◆ TASK DESCRIPTION:
Pictures stay out. Extract the lines below from the first one through the line with "fig = go.Figure()", both included.

== SUPPLIED DATA ==

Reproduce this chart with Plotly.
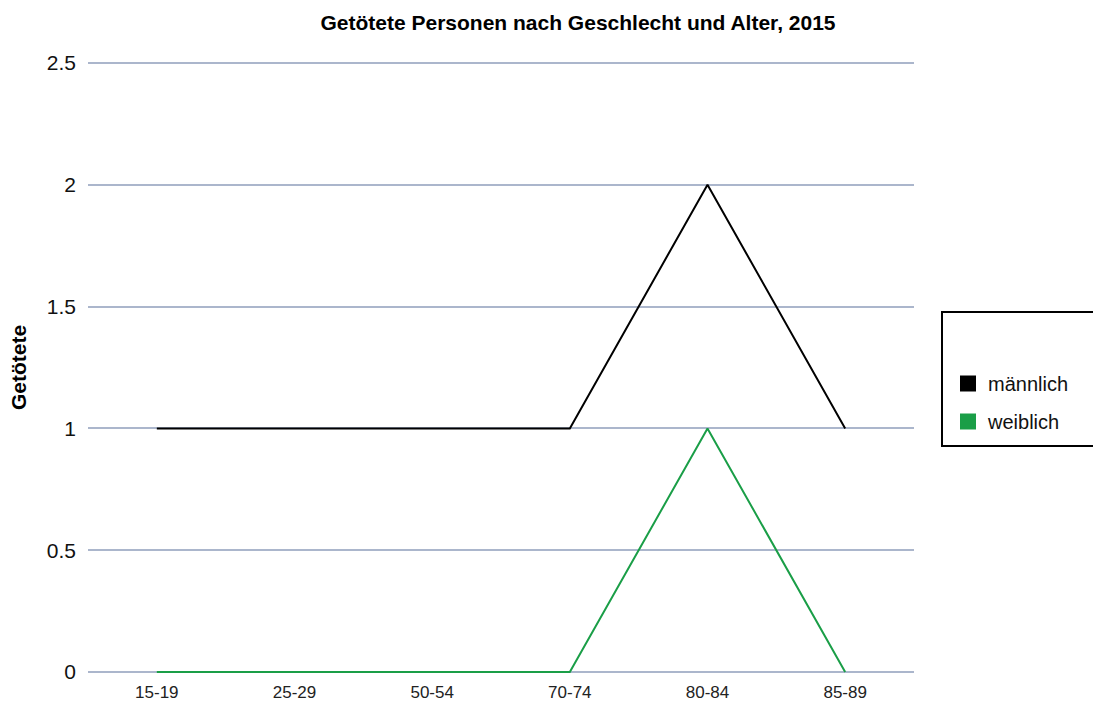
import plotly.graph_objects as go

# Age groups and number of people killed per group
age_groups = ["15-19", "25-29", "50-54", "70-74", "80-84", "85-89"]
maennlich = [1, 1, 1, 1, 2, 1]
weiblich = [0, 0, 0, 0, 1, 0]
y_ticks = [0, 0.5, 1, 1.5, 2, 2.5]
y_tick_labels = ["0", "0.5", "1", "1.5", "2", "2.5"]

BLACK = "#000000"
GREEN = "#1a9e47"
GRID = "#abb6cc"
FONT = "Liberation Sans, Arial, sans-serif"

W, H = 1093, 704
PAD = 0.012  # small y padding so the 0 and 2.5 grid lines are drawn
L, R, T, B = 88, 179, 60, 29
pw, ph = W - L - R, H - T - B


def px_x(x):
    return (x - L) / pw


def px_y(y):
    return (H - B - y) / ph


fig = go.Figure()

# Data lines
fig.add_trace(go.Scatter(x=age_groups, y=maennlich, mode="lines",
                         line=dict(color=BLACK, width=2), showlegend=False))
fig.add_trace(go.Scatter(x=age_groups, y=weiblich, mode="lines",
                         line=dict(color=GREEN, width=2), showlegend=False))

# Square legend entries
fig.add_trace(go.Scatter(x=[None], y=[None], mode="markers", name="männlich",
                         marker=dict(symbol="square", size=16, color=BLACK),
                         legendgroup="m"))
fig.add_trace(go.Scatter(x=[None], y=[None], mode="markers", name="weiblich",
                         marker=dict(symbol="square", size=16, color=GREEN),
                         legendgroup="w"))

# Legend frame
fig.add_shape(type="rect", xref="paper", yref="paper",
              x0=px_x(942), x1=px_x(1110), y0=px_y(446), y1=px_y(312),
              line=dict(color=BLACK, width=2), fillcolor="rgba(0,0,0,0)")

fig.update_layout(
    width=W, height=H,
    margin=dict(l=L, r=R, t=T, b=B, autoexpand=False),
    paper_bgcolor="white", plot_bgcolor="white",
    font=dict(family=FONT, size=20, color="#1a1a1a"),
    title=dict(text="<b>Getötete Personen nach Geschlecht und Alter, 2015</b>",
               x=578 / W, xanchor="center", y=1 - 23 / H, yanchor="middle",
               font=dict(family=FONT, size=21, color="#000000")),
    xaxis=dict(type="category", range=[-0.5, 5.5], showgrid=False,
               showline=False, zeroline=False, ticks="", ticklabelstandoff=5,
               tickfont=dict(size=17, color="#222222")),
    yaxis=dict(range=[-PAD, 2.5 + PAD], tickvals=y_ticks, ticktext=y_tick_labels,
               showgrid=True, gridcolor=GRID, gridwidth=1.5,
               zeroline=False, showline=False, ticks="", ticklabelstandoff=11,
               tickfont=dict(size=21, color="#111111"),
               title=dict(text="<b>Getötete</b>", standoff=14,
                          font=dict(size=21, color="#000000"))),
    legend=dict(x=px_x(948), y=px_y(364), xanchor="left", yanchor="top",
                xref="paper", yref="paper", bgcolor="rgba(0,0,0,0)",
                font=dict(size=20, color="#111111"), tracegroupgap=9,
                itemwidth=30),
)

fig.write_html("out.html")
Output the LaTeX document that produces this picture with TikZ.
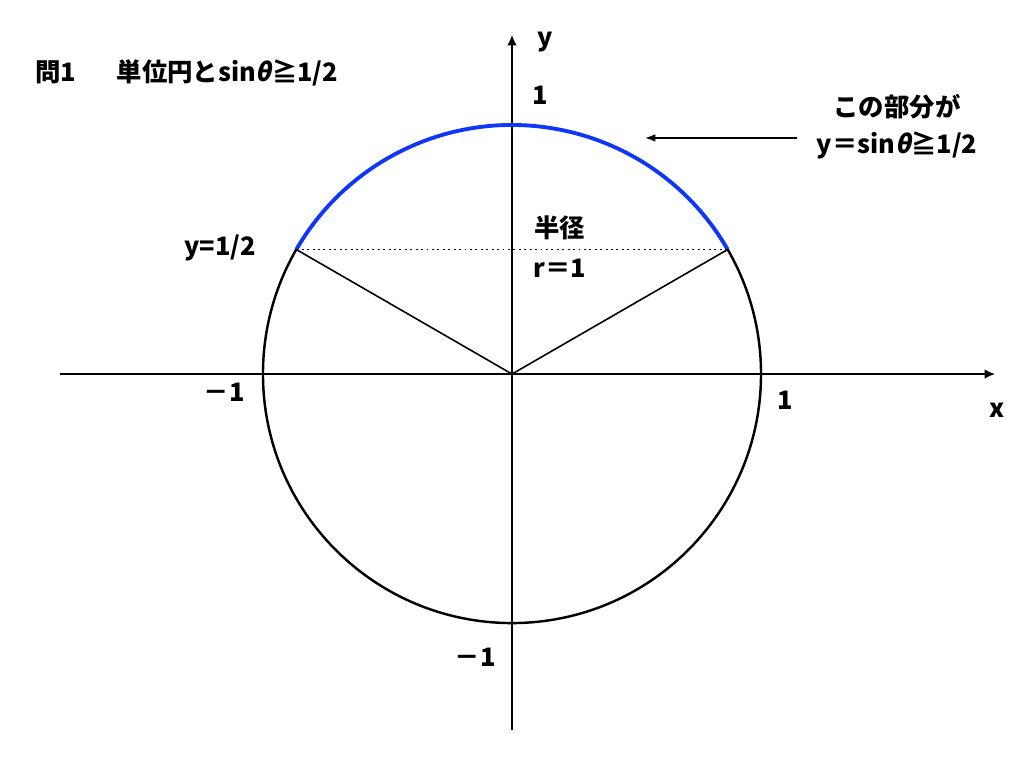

===

◆ RIGHT ANSWER:
Reproduce this chart with Plotly.
import plotly.graph_objects as go

# Age groups and number of people killed per group
age_groups = ["15-19", "25-29", "50-54", "70-74", "80-84", "85-89"]
maennlich = [1, 1, 1, 1, 2, 1]
weiblich = [0, 0, 0, 0, 1, 0]
y_ticks = [0, 0.5, 1, 1.5, 2, 2.5]
y_tick_labels = ["0", "0.5", "1", "1.5", "2", "2.5"]

BLACK = "#000000"
GREEN = "#1a9e47"
GRID = "#abb6cc"
FONT = "Liberation Sans, Arial, sans-serif"

W, H = 1093, 704
PAD = 0.012  # small y padding so the 0 and 2.5 grid lines are drawn
L, R, T, B = 88, 179, 60, 29
pw, ph = W - L - R, H - T - B


def px_x(x):
    return (x - L) / pw


def px_y(y):
    return (H - B - y) / ph


fig = go.Figure()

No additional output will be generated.